[Stored items from a collection]
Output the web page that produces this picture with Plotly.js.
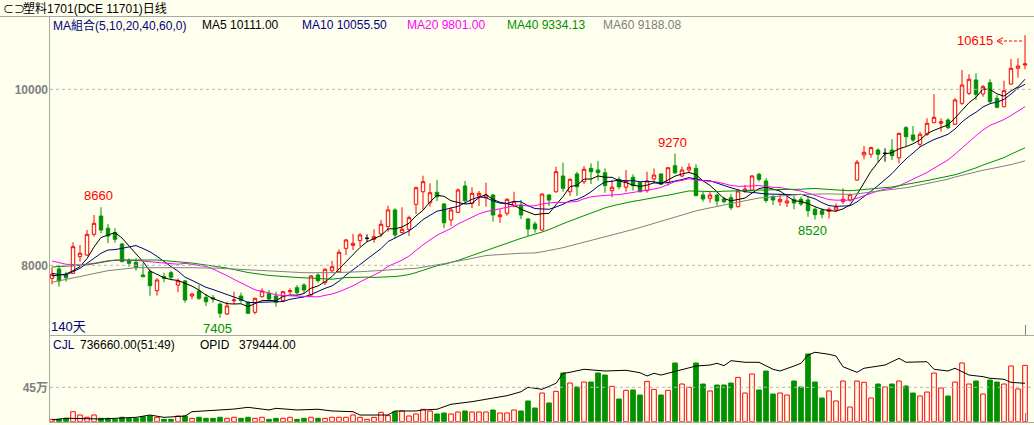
<!DOCTYPE html>
<html>
<head>
<meta charset="utf-8">
<script src="https://cdn.plot.ly/plotly-3.0.1.min.js"></script>
<style>
html,body{margin:0;padding:0;background:#FFFFEE;}
#chart{width:1034px;height:425px;}
</style>
</head>
<body>
<div id="chart"></div>
<script>
// ---------- data ----------
const openP  = [7852,7958,7890,7909,8098,8117,8352,8560,8421,8371,8242,8049,8034,7890,7927,7712,7871,7916,7776,7822,
7651,7708,7636,7632,7560,7447,7598,7651,7583,7466,7643,7682,7651,7598,7700,7746,7776,7663,7890,7802,
7939,7927,8193,8227,8280,8307,8296,8356,8439,8629,8371,8409,8693,8836,8711,8830,8697,8515,8602,8901,
8705,8788,8768,8799,8552,8591,8674,8685,8526,8470,8401,8799,8836,9015,8836,9038,8950,9102,9083,9052,
8848,8977,8887,9000,8939,8848,8981,9038,8943,9132,9015,9083,9102,8799,8761,8799,8754,8768,8666,8845,
8856,9034,8958,8780,8723,8708,8750,8750,8742,8637,8621,8614,8629,8723,8742,8969,9254,9262,9310,9273,
9310,9223,9564,9481,9375,9489,9621,9614,9651,9603,9841,9955,10106,9947,10075,9898,9802,10060,10239,10276];
const highP  = [7977,8004,7927,8262,8231,8401,8572,8660,8470,8421,8257,8080,8080,8023,7955,7852,7916,7939,7852,7833,
7689,7776,7674,7663,7575,7586,7700,7689,7586,7632,7739,7719,7700,7708,7739,7776,7796,7890,7909,7966,
8052,8182,8299,8356,8364,8352,8409,8515,8677,8648,8659,8564,8893,9018,8932,8969,8708,8659,8875,8958,
8887,8845,8939,8810,8637,8762,8836,8742,8541,8496,8815,8810,9121,9166,8989,9064,9129,9159,9185,9102,
8969,9007,9083,9034,8950,9064,9102,9046,9114,9270,9121,9159,9148,8836,8836,8810,8780,8810,8856,8913,
9026,9052,8989,8799,8810,8805,8788,8780,8788,8659,8648,8659,8705,8875,8818,9197,9356,9348,9330,9330,
9432,9507,9583,9583,9518,9671,9947,9671,9671,9898,10220,10171,10182,10049,10114,9935,10098,10345,10352,10615];
const lowP   = [7784,7757,7814,7901,8042,8106,8325,8364,8250,8257,8034,7984,7939,7864,7655,7655,7807,7833,7693,7575,
7614,7606,7538,7575,7405,7435,7560,7575,7447,7443,7636,7606,7530,7580,7674,7663,7682,7655,7802,7776,
7916,7916,8117,8174,8212,8268,8257,8325,8382,8307,8364,8333,8583,8629,8666,8731,8421,8447,8591,8697,
8648,8674,8666,8496,8484,8564,8659,8526,8333,8371,8393,8674,8825,8836,8788,8788,8924,8924,8962,8825,
8773,8864,8836,8848,8830,8825,8932,8913,8905,9038,9000,9046,8788,8723,8711,8677,8705,8629,8659,8825,
8848,8950,8711,8685,8677,8663,8637,8674,8552,8520,8534,8532,8609,8697,8723,8962,9205,9223,9171,9177,
9197,9159,9356,9405,9348,9470,9614,9518,9546,9595,9822,9935,9879,9916,9841,9784,9796,10049,10132,10227];
const closeP = [7898,7822,7859,8212,8137,8352,8477,8401,8333,8296,8042,8023,7973,7871,7768,7833,7852,7864,7822,7606,
7674,7625,7586,7617,7455,7538,7606,7600,7455,7625,7708,7617,7580,7700,7712,7689,7719,7879,7825,7955,
7984,8148,8288,8250,8345,8307,8325,8466,8629,8345,8409,8541,8882,8950,8825,8780,8484,8629,8856,8734,
8818,8818,8799,8572,8572,8750,8723,8572,8413,8413,8810,8742,9064,8875,8977,8893,9091,9064,9052,8905,
8887,8893,8962,8905,8836,8958,9026,8921,9109,9052,9083,9114,8791,8754,8799,8731,8723,8655,8845,8867,
9015,8977,8737,8742,8750,8731,8708,8697,8621,8575,8580,8637,8663,8750,8802,9171,9284,9337,9262,9273,
9246,9500,9462,9424,9489,9614,9682,9632,9564,9879,10049,10114,9943,10030,9859,9796,9984,10239,10265,10288];
const volume = [31000,31000,44000,131000,88000,58000,88000,44000,44000,31000,
58000,44000,44000,65000,75000,58000,31000,31000,75000,75000,
44000,58000,44000,44000,58000,44000,58000,44000,58000,44000,
58000,31000,44000,44000,58000,31000,44000,58000,44000,44000,
58000,58000,58000,88000,57000,31000,57000,123000,79000,131000,
140000,75000,101000,162000,140000,101000,114000,101000,127000,140000,
127000,127000,127000,153000,114000,114000,153000,140000,271000,179000,
375000,245000,397000,637000,506000,454000,519000,519000,637000,611000,
463000,297000,410000,415000,349000,528000,423000,349000,410000,768000,
493000,450000,768000,493000,402000,480000,480000,506000,580000,375000,
624000,415000,663000,362000,375000,349000,532000,454000,886000,519000,
310000,402000,271000,532000,192000,532000,515000,310000,493000,454000,
493000,532000,467000,375000,336000,388000,637000,441000,336000,519000,
768000,493000,532000,362000,545000,519000,493000,729000,428000,736660];
// open interest (OPID), read at the candles where the line bends
const opidDay = [0,2,7,12,14,16,19,20,24,26,28,31,32,35,38,40,43,44,48,49,52,53,55,57,60,63,65,67,68,70,72,73,74,76,79,82,84,85,86,87,89,91,92,94,95,96,97,99,101,103,104,106,107,108,109,111,112,113,115,116,119,121,122,125,126,128,129,131,133,134,136,137,139];
const opidVal = [17000,34000,27000,43000,66000,43000,56000,99000,116000,125000,142000,116000,132000,116000,123000,106000,99000,66000,66000,106000,106000,116000,123000,172000,198000,231000,257000,296000,340000,320000,379000,478000,488000,518000,501000,508000,484000,452000,478000,461000,494000,534000,550000,560000,577000,553000,603000,587000,587000,518000,501000,550000,577000,659000,686000,666000,649000,543000,488000,528000,560000,626000,587000,593000,518000,501000,528000,461000,445000,429000,419000,389000,379444];
// moving-average values before each window is complete
const ma5LeadDay  = [0,1,2,3];
const ma5LeadVal  = [7879,7886,7901,7939];
const ma10LeadDay = [0,1,2,3,4,5,6,7,8];
const ma10LeadVal = [7909,7895,7890,7927,7966,8023,8080,8137,8174];
const ma20LeadDay = [0,2,4,6,8,10,12,14,16,18];
const ma20LeadVal = [8049,8012,8004,8023,8052,8060,8055,8041,8026,8012];
const ma40LeadDay = [0,5,9,15,20,25,28,31,35,38];
const ma40LeadVal = [7981,8004,8060,8060,8026,7969,7918,7885,7862,7848];
const ma60LeadDay = [0,4,8,12,16,20,24,28,32,36,40,44,48,52,56,58];
const ma60LeadVal = [7807,7871,7939,7973,7977,7973,7966,7947,7927,7916,7916,7927,7947,7966,8018,8045];
const priceTicks = [8000,10000];
const volTicks = [450000];
const volTickText = ['45万'];
const extremes = [{d:7,v:8660,up:true},{d:24,v:7405,up:false},{d:89,v:9270,up:true},{d:109,v:8520,up:false}];
const lastHigh = 10615;

// ---------- build ----------
const N = closeP.length;
const days = closeP.map((_,i)=>i);
const BG = '#FFFFEE', RED = '#FF0000', GRN = '#009000';
const isDoji = days.map(i=>openP[i]===closeP[i]);
const pick = (arr,flag)=>days.filter(i=>isDoji[i]===flag).map(i=>arr===days?i:arr[i]);

function movingAvg(n, leadDay, leadVal){
  const xs = leadDay.slice(), ys = leadVal.slice();
  for(let i=n-1;i<N;i++){ let s=0; for(let k=i-n+1;k<=i;k++) s+=closeP[k]; xs.push(i); ys.push(s/n); }
  return {xs, ys};
}
const maDefs = [
  {n:5, d:ma5LeadDay, v:ma5LeadVal, c:'#000000'},
  {n:10,d:ma10LeadDay,v:ma10LeadVal,c:'#000080'},
  {n:20,d:ma20LeadDay,v:ma20LeadVal,c:'#FF00FF'},
  {n:40,d:ma40LeadDay,v:ma40LeadVal,c:GRN},
  {n:60,d:ma60LeadDay,v:ma60LeadVal,c:'#808080'}
];

const traces = [];
traces.push({type:'candlestick', x:pick(days,false), open:pick(openP,false), high:pick(highP,false), low:pick(lowP,false), close:pick(closeP,false),
  increasing:{line:{color:RED,width:1}, fillcolor:BG}, decreasing:{line:{color:GRN,width:1}, fillcolor:GRN},
  whiskerwidth:0, hoverinfo:'skip', xaxis:'x', yaxis:'y'});
traces.push({type:'candlestick', x:pick(days,true), open:pick(openP,true), high:pick(highP,true), low:pick(lowP,true), close:pick(closeP,true),
  increasing:{line:{color:'#000000',width:1}, fillcolor:'#000000'}, decreasing:{line:{color:'#000000',width:1}, fillcolor:'#000000'},
  whiskerwidth:0, hoverinfo:'skip', xaxis:'x', yaxis:'y'});
maDefs.forEach(m=>{
  const r = movingAvg(m.n, m.d, m.v);
  traces.push({type:'scatter', mode:'lines', x:r.xs, y:r.ys, line:{color:m.c, width:1}, hoverinfo:'skip', xaxis:'x', yaxis:'y'});
});
const up = days.map(i=>closeP[i]>=openP[i]);
traces.push({type:'bar', x:days, y:volume, width:0.66, xaxis:'x', yaxis:'y2', hoverinfo:'skip',
  marker:{color:up.map(u=>u?BG:GRN), line:{color:up.map(u=>u?RED:GRN), width:1}}});
traces.push({type:'scatter', mode:'lines', x:opidDay, y:opidVal, line:{color:'#000000', width:1}, xaxis:'x', yaxis:'y3', hoverinfo:'skip'});

// ---------- layout ----------
const W=1034, H=425, L=49;
const px = x=>(x-L)/(W-L), py = y=>1-y/H;
const FONT = 'Liberation Sans, Noto Sans CJK SC, sans-serif';
const GRID = '#B4B4B4', FRAME = '#A8A8A8';

const ann = [];
function txt(t, x, y, c, size, anchor){
  ann.push({text:t, xref:'paper', yref:'paper', x:px(x), y:py(y), xanchor:anchor||'left', yanchor:'middle',
    showarrow:false, font:{family:FONT, size:size||12, color:c||'#000'}});
}
txt('⊂⊃', 1, 9, '#000', 11);
txt('塑料1701(DCE 11701)日线', 21, 8.5, '#000', 12);
txt('MA組合(5,10,20,40,60,0)', 51, 25, '#000080');
txt('MA5 10111.00', 200, 25, '#000');
txt('MA10 10055.50', 300, 25, '#000080');
txt('MA20 9801.00', 405, 25, '#FF00FF');
txt('MA40 9334.13', 505, 25, GRN);
txt('MA60 9188.08', 601, 25, '#808080');
txt('140天', 49, 326, '#000080', 13);
txt('CJL', 51, 344.5, '#000080');
txt('736660.00(51:49)', 78, 344.5, '#000');
txt('OPID', 198, 344.5, '#000');
txt('379444.00', 237, 344.5, '#000');
txt(String(lastHigh), 995, 41, RED, 13, 'right');

extremes.forEach(e=>{
  ann.push({text:String(e.v), xref:'x', yref:'y', x:e.d, y:e.v, xanchor:'center', yanchor:e.up?'bottom':'top',
    xshift:-3, yshift:e.up?2:-1, showarrow:false, font:{family:FONT, size:13, color:e.up?RED:GRN}});
});

const shapes = [];
function pline(x0,y0,x1,y1,color,dash){
  shapes.push({type:'line', xref:'paper', yref:'paper', x0:px(x0), y0:py(y0), x1:px(x1), y1:py(y1),
    line:{color:color, width:1, dash:dash||'solid'}});
}
priceTicks.forEach(v=>shapes.push({type:'line', xref:'paper', yref:'y', x0:px(50), x1:1, y0:v, y1:v, line:{color:GRID, width:1, dash:'3px,3px'}}));
volTicks.forEach(v=>shapes.push({type:'line', xref:'paper', yref:'y2', x0:px(50), x1:1, y0:v, y1:v, line:{color:GRID, width:1, dash:'3px,3px'}}));
pline(0,16.5,W,16.5,FRAME);
pline(49.5,16.5,49.5,422.5,FRAME);
pline(49.5,335.5,W,335.5,FRAME);
pline(49.5,422.5,W,422.5,FRAME);
pline(1025.5,325,1025.5,335,'#808080');
pline(1025.5,413,1025.5,422,'#808080');
// arrow from the last high to its label
pline(999,41,1024,41,RED,'3px,2px');
shapes.push({type:'path', xref:'paper', yref:'paper',
  path:`M ${px(1003)} ${py(37.5)} L ${px(997)} ${py(41)} L ${px(1003)} ${py(44.5)}`, line:{color:RED, width:1}});

const tickFont = {family:FONT, size:12, color:'#808080', weight:'bold'};
const layout = {
  width:W, height:H, margin:{l:L, r:0, t:0, b:0},
  paper_bgcolor:BG, plot_bgcolor:BG, showlegend:false, boxgap:0.3,
  font:{family:FONT},
  xaxis:{range:[-3/7, -3/7 + (W-L)/7], showgrid:false, zeroline:false, showticklabels:false, showline:false, ticks:'', rangeslider:{visible:false}, fixedrange:true},
  yaxis:{domain:[py(335), py(16)], range:[11015-11.364*335, 11015-11.364*16], tickvals:priceTicks, ticktext:priceTicks.map(String),
    tickfont:tickFont, showgrid:false, zeroline:false, showline:false, ticks:'', fixedrange:true},
  yaxis2:{domain:[py(421.7), py(336)], range:[0, (421.7-336)*13081], tickvals:volTicks, ticktext:volTickText,
    tickfont:tickFont, showgrid:false, zeroline:false, showline:false, ticks:'', fixedrange:true},
  yaxis3:{overlaying:'y2', range:[0, (421.7-336)*9881], visible:false, fixedrange:true},
  annotations:ann, shapes:shapes
};
Plotly.newPlot('chart', traces, layout, {staticPlot:true, displayModeBar:false});
</script>
</body>
</html>
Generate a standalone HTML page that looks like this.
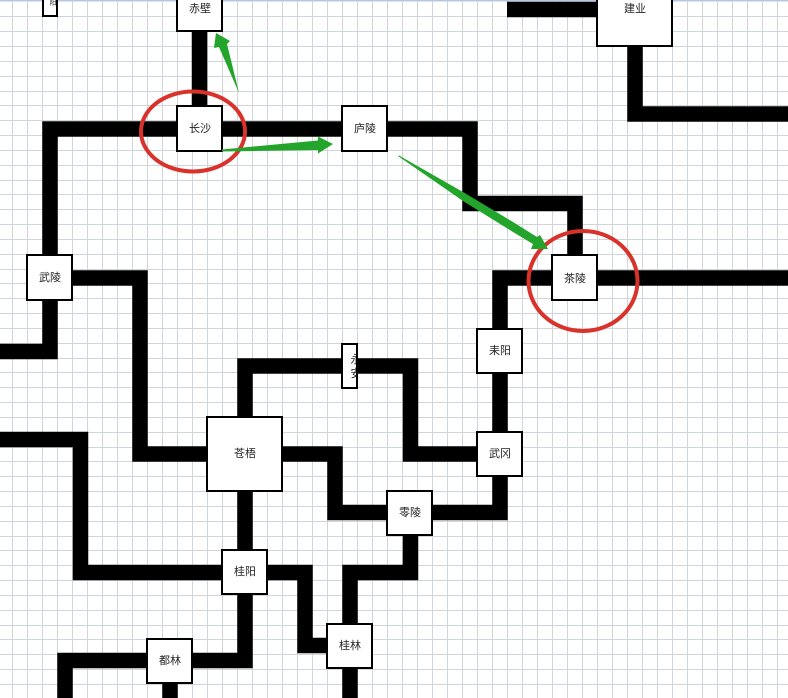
<!DOCTYPE html>
<html lang="zh">
<head>
<meta charset="utf-8">
<title>地图</title>
<style>
html,body{margin:0;padding:0;background:#fff;width:788px;height:698px;overflow:hidden}
svg{display:block}
text{font-family:"Liberation Sans","Noto Sans CJK SC",sans-serif;font-size:11px;fill:#222;text-anchor:middle;dominant-baseline:central}
.n{fill:#fff;stroke:#000;stroke-width:2;shape-rendering:crispEdges}
.l{fill:none;stroke:#000;stroke-width:15.5;stroke-linejoin:miter;stroke-linecap:butt}
.g{fill:none;stroke:#d0d5da;stroke-width:1;shape-rendering:crispEdges}
.r{fill:none;stroke:#d9322a;stroke-width:4}
.a{fill:#22a52a}
</style>
</head>
<body>
<svg width="788" height="698" viewBox="0 0 788 698" xmlns="http://www.w3.org/2000/svg">
<defs>
<clipPath id="c"><rect x="343" y="344" width="13" height="43"/></clipPath>
</defs>
<rect width="788" height="698" fill="#fff"/>
<path class="g" d="M12.500 0V698M27.500 0V698M42.500 0V698M57.500 0V698M72.500 0V698M87.500 0V698M102.500 0V698M117.500 0V698M132.500 0V698M147.500 0V698M162.500 0V698M177.500 0V698M192.500 0V698M207.500 0V698M222.500 0V698M237.500 0V698M252.500 0V698M267.500 0V698M282.500 0V698M297.500 0V698M312.500 0V698M327.500 0V698M342.500 0V698M357.500 0V698M372.500 0V698M387.500 0V698M402.500 0V698M417.500 0V698M432.500 0V698M447.500 0V698M462.500 0V698M477.500 0V698M492.500 0V698M507.500 0V698M522.500 0V698M537.500 0V698M552.500 0V698M567.500 0V698M582.500 0V698M597.500 0V698M612.500 0V698M627.500 0V698M642.500 0V698M657.500 0V698M672.500 0V698M687.500 0V698M702.500 0V698M717.500 0V698M732.500 0V698M747.500 0V698M762.500 0V698M777.500 0V698"/>
<path class="g" d="M0 16.500H788M0 31.500H788M0 46.500H788M0 61.500H788M0 76.500H788M0 91.500H788M0 105.500H788M0 120.500H788M0 135.500H788M0 150.500H788M0 165.500H788M0 180.500H788M0 194.500H788M0 209.500H788M0 224.500H788M0 239.500H788M0 254.500H788M0 269.500H788M0 283.500H788M0 298.500H788M0 313.500H788M0 328.500H788M0 343.500H788M0 358.500H788M0 372.500H788M0 387.500H788M0 402.500H788M0 417.500H788M0 432.500H788M0 447.500H788M0 461.500H788M0 476.500H788M0 491.500H788M0 506.500H788M0 521.500H788M0 536.500H788M0 550.500H788M0 565.500H788M0 580.500H788M0 595.500H788M0 610.500H788M0 625.500H788M0 639.500H788M0 654.500H788M0 669.500H788M0 684.500H788"/>
<rect width="788" height="1.500" fill="#b9c6e2"/>

<!-- connectors -->
<path class="l" d="M199.500 30V110"/>
<path class="l" d="M0 351.500H50V129H470V203.500H575V260"/>
<path class="l" d="M60 278H140V454H215"/>
<path class="l" d="M788 278H500V512.500H335V454H275"/>
<path class="l" d="M480 454H410.500V366H245V420"/>
<path class="l" d="M245 485V660.500H65V698"/>
<path class="l" d="M0 439.500H80.500V572.500H305V645.500H335"/>
<path class="l" d="M410.500 530V572.500H350V698"/>
<path class="l" d="M170 680V698"/>
<path class="l" d="M507 9.500H600"/>
<path class="l" d="M635 40V114H788"/>

<!-- nodes -->
<rect class="n" x="43" y="-5" width="14" height="21"/>
<rect class="n" x="177" y="-10" width="45" height="41"/>
<rect class="n" x="597" y="-10" width="75" height="56"/>
<rect class="n" x="177" y="106" width="45" height="45"/>
<rect class="n" x="342" y="106" width="45" height="45"/>
<rect class="n" x="27" y="255" width="45" height="45"/>
<rect class="n" x="552" y="255" width="45" height="45"/>
<rect class="n" x="477" y="329" width="45" height="44"/>
<rect class="n" x="342" y="344" width="15" height="44"/>
<rect class="n" x="207" y="417" width="75" height="74"/>
<rect class="n" x="477" y="432" width="45" height="44"/>
<rect class="n" x="387" y="491" width="45" height="44"/>
<rect class="n" x="222" y="550" width="45" height="44"/>
<rect class="n" x="327" y="624" width="45" height="44"/>
<rect class="n" x="147" y="639" width="45" height="44"/>

<!-- labels -->
<text x="53" y="3" style="font-size:7px">阳</text>
<text x="200" y="9">赤壁</text>
<text x="635" y="9">建业</text>
<text x="200" y="129">长沙</text>
<text x="365" y="129">庐陵</text>
<text x="50" y="278">武陵</text>
<text x="575" y="279">茶陵</text>
<text x="500" y="351">耒阳</text>
<g clip-path="url(#c)">
<text x="356" y="360">永</text>
<text x="356" y="374">安</text>
</g>
<text x="245" y="454">苍梧</text>
<text x="500" y="454">武冈</text>
<text x="410" y="513">零陵</text>
<text x="245" y="572">桂阳</text>
<text x="350" y="646">桂林</text>
<text x="170" y="661">都林</text>

<!-- red circles -->
<ellipse class="r" cx="193" cy="131.500" rx="52" ry="40"/>
<ellipse class="r" cx="583" cy="281" rx="54.500" ry="50"/>

<!-- green arrows -->
<polygon class="a" points="216,33 230,41 227,44 239,93 219,47 214,48"/>
<polygon class="a" points="222,149.500 318,140.500 318,136.500 333,144 318,153.500 318,150 222,151.500"/>
<polygon class="a" points="398,156 399,155.500 463,192 513,222 537,237 540,235 548,249 531,249 533,244 513,232 463,201"/>
</svg>
</body>
</html>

**STATED GOAL:**
From the entries, copy out each line containing the word "that".

**COMPLETE RESPONSE:**
Output the web page that produces this picture with Plotly.js.
Generate a standalone HTML page that looks like this.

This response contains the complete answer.